Lokesh Kanagaraj, director of Maanagaram, thinks it’s crucial for filmmakers to recognise who their target audience is. “That’s how you will know what to do to create visibility. When you approach the strategy with clarity, the whole cost naturally goes down,” he says. The strategy of Maanagaram, however, was much simpler. “We knew that our content would deliver and simply planned a press show five says before the theatrical release. The talk about the film began early and spread during those days as planned,” he says. “These days, you get videos that analyse a film in detail. Such videos often motivate the audience to rewatch the film.”

Sibi Sathyaraj, who produced Sathya, also believes that theatres getting turned into multiplexes has helped small-budget films — with limited scope for marketing — do well. “Just getting a good theatrical platform is enough when you have good content. You can’t ask for a better advertiser,” he says. He too emphasises on the importance of social media publicity. “Trailers, teasers and first looks pique audience curiosity. It helps them keep track of the progress of a film until its release. I firmly believe that a good film always has a good trailer,” he says.

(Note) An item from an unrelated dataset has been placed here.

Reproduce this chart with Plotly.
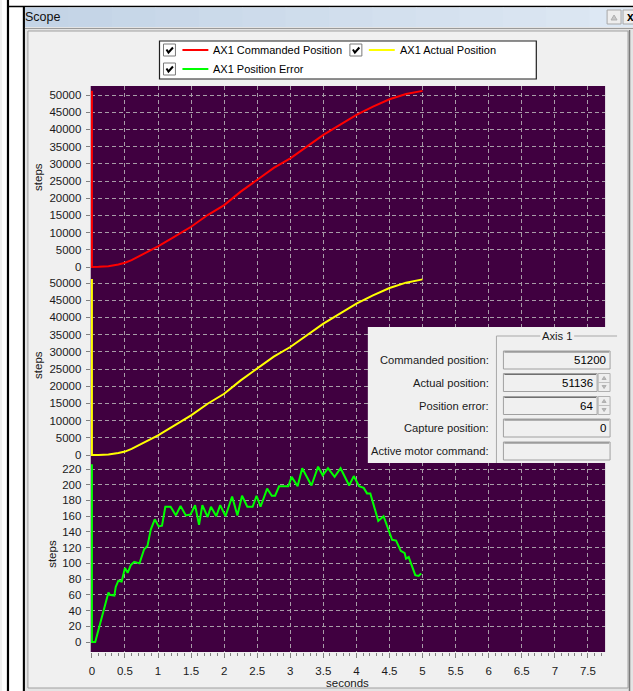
import plotly.graph_objects as go

W, H = 633, 691

# ---- data -------------------------------------------------------------
time_cmd = [0.0, 0.0, 0.1, 0.25, 0.4, 0.5, 0.6, 0.75, 0.9, 1.0, 1.25, 1.5, 1.75, 2.0,
            2.25, 2.5, 2.75, 3.0, 3.25, 3.5, 3.75, 4.0, 4.25, 4.5, 4.75, 4.9, 5.0]
cmd_pos = [51200, 0, 50, 250, 750, 1250, 2000, 3500, 4900, 6000, 8800, 11700, 15100, 18000,
           21900, 25300, 28800, 31600, 35000, 38400, 41300, 44200, 46600, 48750, 50300, 50900, 51200]

time_act = [0.0, 0.0, 0.1, 0.25, 0.4, 0.5, 0.6, 0.75, 0.9, 1.0, 1.25, 1.5, 1.75, 2.0,
            2.25, 2.5, 2.75, 3.0, 3.25, 3.5, 3.75, 4.0, 4.25, 4.5, 4.75, 4.9, 5.0]
act_pos = [51136, 0, 0, 150, 600, 1000, 1800, 3200, 4700, 5700, 8600, 11500, 14900, 17800,
           21700, 25100, 28600, 31400, 34800, 38200, 41100, 44000, 46400, 48550, 50100, 50750, 51050]

time_err = [0.0, 0.0, 0.05, 0.25, 0.27, 0.34, 0.36, 0.40, 0.45, 0.50,
            0.54, 0.59, 0.64, 0.72, 0.79, 0.84, 0.89, 0.95, 1.01, 1.06,
            1.11, 1.19, 1.27, 1.34, 1.42, 1.49, 1.56, 1.62, 1.67, 1.75,
            1.80, 1.88, 1.94, 2.02, 2.12, 2.20, 2.27, 2.35, 2.43, 2.49,
            2.55, 2.65, 2.72, 2.77, 2.83, 2.97, 3.02, 3.11, 3.18, 3.32,
            3.42, 3.49, 3.57, 3.67, 3.76, 3.89, 3.96, 4.04, 4.11, 4.16,
            4.21, 4.33, 4.41, 4.54, 4.60, 4.67, 4.73, 4.75, 4.79, 4.84,
            4.89, 4.94, 4.98]
pos_err = [226, 0, 0, 63, 60, 59, 70, 78, 77, 94,
           88, 98, 102, 100, 118, 122, 143, 156, 147, 148,
           172, 172, 161, 173, 161, 162, 174, 149, 174, 159,
           172, 160, 174, 160, 185, 161, 186, 172, 172, 186,
           172, 195, 186, 186, 198, 198, 210, 198, 221, 199,
           223, 212, 221, 210, 221, 199, 211, 198, 196, 189,
           189, 154, 160, 130, 129, 116, 113, 106, 108, 96,
           85, 84, 87]

series_names = ["AX1 Commanded Position", "AX1 Actual Position", "AX1 Position Error"]
series_colors = ["#ff0000", "#ffff00", "#00ff00"]

pos_ticks = list(range(0, 50001, 5000))
pos_labels = [str(v) for v in pos_ticks]
err_ticks = list(range(0, 221, 20))
err_labels = [str(v) for v in err_ticks]

axis_labels = ["Commanded position:", "Actual position:", "Position error:",
               "Capture position:", "Active motor command:"]
axis_values = ["51200", "51136", "64", "0", ""]

# ---- helpers (pixel -> paper) ----------------------------------------
def px(x):
    return x / W

def py(y):
    return 1 - y / H

FONT = "Liberation Sans, Arial, sans-serif"
BG = "#400040"
PL, PR, PT, PB = 89, 605, 86, 652
S1, S2 = 275, 462

fig = go.Figure()
fig.add_trace(go.Scatter(x=time_cmd, y=cmd_pos, mode="lines", xaxis="x", yaxis="y",
                         line=dict(color=series_colors[0], width=2), name=series_names[0]))
fig.add_trace(go.Scatter(x=time_act, y=act_pos, mode="lines", xaxis="x", yaxis="y2",
                         line=dict(color=series_colors[1], width=2), name=series_names[1]))
fig.add_trace(go.Scatter(x=time_err, y=pos_err, mode="lines", xaxis="x", yaxis="y3",
                         line=dict(color=series_colors[2], width=2), name=series_names[2]))

tickfont = dict(family=FONT, size=11.5, color="#1a1a1a")
grid = dict(showgrid=True, gridcolor="#a89ca8", gridwidth=1, griddash="4px,3px",
            zeroline=True, zerolinecolor=BG, zerolinewidth=1.5, showline=False,
            ticks="outside", tickcolor="#808080", tickfont=tickfont, fixedrange=True)

def yaxis(top, bottom, rng, vals, labels):
    d = dict(domain=[py(bottom), py(top)], range=rng, anchor="x",
             tickmode="array", tickvals=vals, ticktext=labels, ticklen=4, ticklabelstandoff=2)
    d.update(grid)
    return d

fig.update_layout(
    width=W, height=H, autosize=False,
    margin=dict(l=0, r=0, t=0, b=0, pad=0),
    paper_bgcolor="#f0f0f0", plot_bgcolor=BG, showlegend=False,
    xaxis=dict(domain=[px(PL), px(PR)], range=[-0.018, 7.76], anchor="y3",
               tickmode="linear", tick0=0, dtick=0.5, ticklen=5, ticklabelstandoff=3,
               minor=dict(tick0=0, dtick=0.1, ticks="outside", ticklen=3,
                          tickcolor="#808080", showgrid=False),
               **grid),
    yaxis=yaxis(PT, S1, [-2326, 52616], pos_ticks, pos_labels),
    yaxis2=yaxis(S1, S2, [-2034, 52326], pos_ticks, pos_labels),
    yaxis3=yaxis(S2, PB, [-12.7, 228.9], err_ticks, err_labels),
)

shapes = []
ann = []

def rect(x0, y0, x1, y1, fill=None, line=None, lw=1, layer="above"):
    shapes.append(dict(type="rect", xref="paper", yref="paper",
                       x0=px(x0), x1=px(x1), y0=py(y1), y1=py(y0),
                       fillcolor=fill or "rgba(0,0,0,0)",
                       line=dict(color=line or "rgba(0,0,0,0)", width=lw if line else 0),
                       layer=layer))

def hline(x0, x1, y, color, lw=1, layer="above"):
    shapes.append(dict(type="line", xref="paper", yref="paper",
                       x0=px(x0), x1=px(x1), y0=py(y), y1=py(y),
                       line=dict(color=color, width=lw), layer=layer))

def vline(x, y0, y1, color, lw=1, layer="above"):
    shapes.append(dict(type="line", xref="paper", yref="paper",
                       x0=px(x), x1=px(x), y0=py(y0), y1=py(y1),
                       line=dict(color=color, width=lw), layer=layer))

def text(x, y, s, size=11.5, xanchor="left", color="#1a1a1a", angle=0, bold=False):
    ann.append(dict(x=px(x), y=py(y), xref="paper", yref="paper", text=("<b>%s</b>" % s) if bold else s,
                    showarrow=False, xanchor=xanchor, yanchor="middle", textangle=angle,
                    font=dict(family=FONT, size=size, color=color)))

def path(points, color, lw=1, fill=None, closed=False):
    d = "M " + " L ".join("%f,%f" % (px(a), py(b)) for a, b in points)
    if closed:
        d += " Z"
    shapes.append(dict(type="path", xref="paper", yref="paper", path=d,
                       line=dict(color=color, width=lw),
                       fillcolor=fill or "rgba(0,0,0,0)", layer="above"))

# ---- window frame -----------------------------------------------------
rect(0, 0, 22, H, fill="#ffffff", layer="below")
rect(0, 0, W, 6, fill="#ffffff", layer="below")
vline(6, 0, H, "#000000", 2.2, layer="below")
vline(22, 6, H, "#000000", 2.2, layer="below")
hline(6, W, 6.5, "#000000", 1.5, layer="below")

# title bar with a soft horizontal gradient
n = 14
c0, c1 = (196, 212, 230), (221, 232, 244)
for i in range(n):
    f = i / (n - 1)
    col = "rgb(%d,%d,%d)" % tuple(int(c0[k] + (c1[k] - c0[k]) * f) for k in range(3))
    xa = 23 + (W - 23) * i / n
    xb = 23 + (W - 23) * (i + 1) / n + 1
    rect(xa, 7.5, xb, 27, fill=col, layer="below")
text(21, 17, "Scope", size=12.5, color="#101010")

rect(607, 10, 621, 24, fill="#eeeeee", line="#a8a8a8")
path([(611, 20), (614, 15), (617, 20)], "#b0b0b0", 1, fill="#c8c8c8", closed=True)
rect(623, 10, 640, 24, fill="#eeeeee", line="#a8a8a8")
text(625, 17, "x", size=12, color="#000000", bold=True)

rect(23, 27, W, H, fill="#e4e4e4", layer="below")
hline(23, W, 28.5, "#9a9a9a", 1, layer="below")
rect(26, 31, 628, 688, fill="#f0f0f0", line="#a0a0a0", lw=1, layer="below")
vline(629.5, 30, H, "#7a7a7a", 1.5, layer="below")

# plot area background (drawn as a shape so it sits above the frame panel)
rect(PL, PT, PR, PB, fill=BG, layer="below")

# ---- legend -------------------------------------------------------------
rect(158, 41, 536, 79, fill="#ffffff", line="#202020", lw=1.2)

def checkbox(x0, y0):
    rect(x0, y0, x0 + 12, y0 + 12, fill="#ffffff", line="#7a7a7a")
    path([(x0 + 3, y0 + 5.5), (x0 + 5, y0 + 8.5), (x0 + 9.5, y0 + 3.5)], "#000000", 2)

legend_rows = [(162, 50, 0), (349, 50, 1), (162, 69, 2)]
for lx, ly, idx in legend_rows:
    checkbox(lx, ly - 6)
    hline(lx + 19, lx + 45, ly, series_colors[idx], 2)
    text(lx + 48, ly, series_names[idx], size=11, color="#000000")

# ---- axis titles -------------------------------------------------------------
text(36, 177, "steps", size=11.5, xanchor="center", angle=-90)
text(36, 365, "steps", size=11.5, xanchor="center", angle=-90)
text(50, 554, "steps", size=11.5, xanchor="center", angle=-90)
text((PL + PR) / 2, 683, "seconds", size=11.5, xanchor="center")

# ---- axis status panel -----------------------------------------------------
rect(367, 327, 612, 463, fill="#f0f0f0")
hline(496, 540, 336, "#a8a8a8")
hline(574, 617, 336, "#a8a8a8")
vline(496, 336, 463, "#a8a8a8")
text(557, 336, "Axis 1", size=11.2, xanchor="center", color="#1a1a1a")

row_y = [360, 382.5, 405.5, 428, 451]
for i, (lab, val) in enumerate(zip(axis_labels, axis_values)):
    yc = row_y[i]
    text(491, yc, lab, size=11.2, xanchor="right")
    spin = i in (1, 2)
    right = 597 if spin else 610
    rect(503, yc - 9, right, yc + 9, fill="#f0f0f0", line="#a0a0a0")
    hline(504, right - 1, yc - 8, "#707070")
    if val:
        text(right - 2, yc, val, size=11.5, xanchor="right", color="#000000")
    if spin:
        rect(598, yc - 9, 610, yc + 9, fill="#eeeeee", line="#b0b0b0")
        hline(598, 610, yc, "#c0c0c0")
        path([(602, yc - 3), (604, yc - 6), (606, yc - 3)], "#b0b0b0", 1, fill="#b8b8b8", closed=True)
        path([(602, yc + 3), (604, yc + 6), (606, yc + 3)], "#b0b0b0", 1, fill="#b8b8b8", closed=True)

fig.update_layout(shapes=shapes, annotations=ann)
fig.write_html("out.html", config={"displayModeBar": False, "staticPlot": True})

SR Prabhu, the man behind two hugely popular films this year — Maanagaram and Aruvi —thinks that the increase in the number of film clubs in the region has done its part in helping good content get deserved platforms.

He says, “For Aruvi, the festival route worked. Reviews that we got after the festival screenings were not only encouraging, but also created the a lot of expectation among the audiences.” He agrees that 2017 is a year when content was the deciding factor — not money spent on marketing. “Cutting down needless marketing cost also helps us allocate more budget for quality filmmaking.”

Distributor KV Durai who was responsible for Maragatha Naanayam getting a lot of screens thinks that marketing is still important, but that it’s also important to approach it in a smart and resourceful way. “It’s not about being ‘grand’ anymore,” he says. Producer-filmmaker-writer Dhananjayan shares his view. “Publicity can only give you an opening but it cannot help you sustain in the box office. Take the case of many of this year’s hits which ran to packed houses during the weekends. None of those films involved extravagant marketing budgets but nevertheless, managed to do well commercially. Word of mouth is the biggest marketing strategy this year,” he says.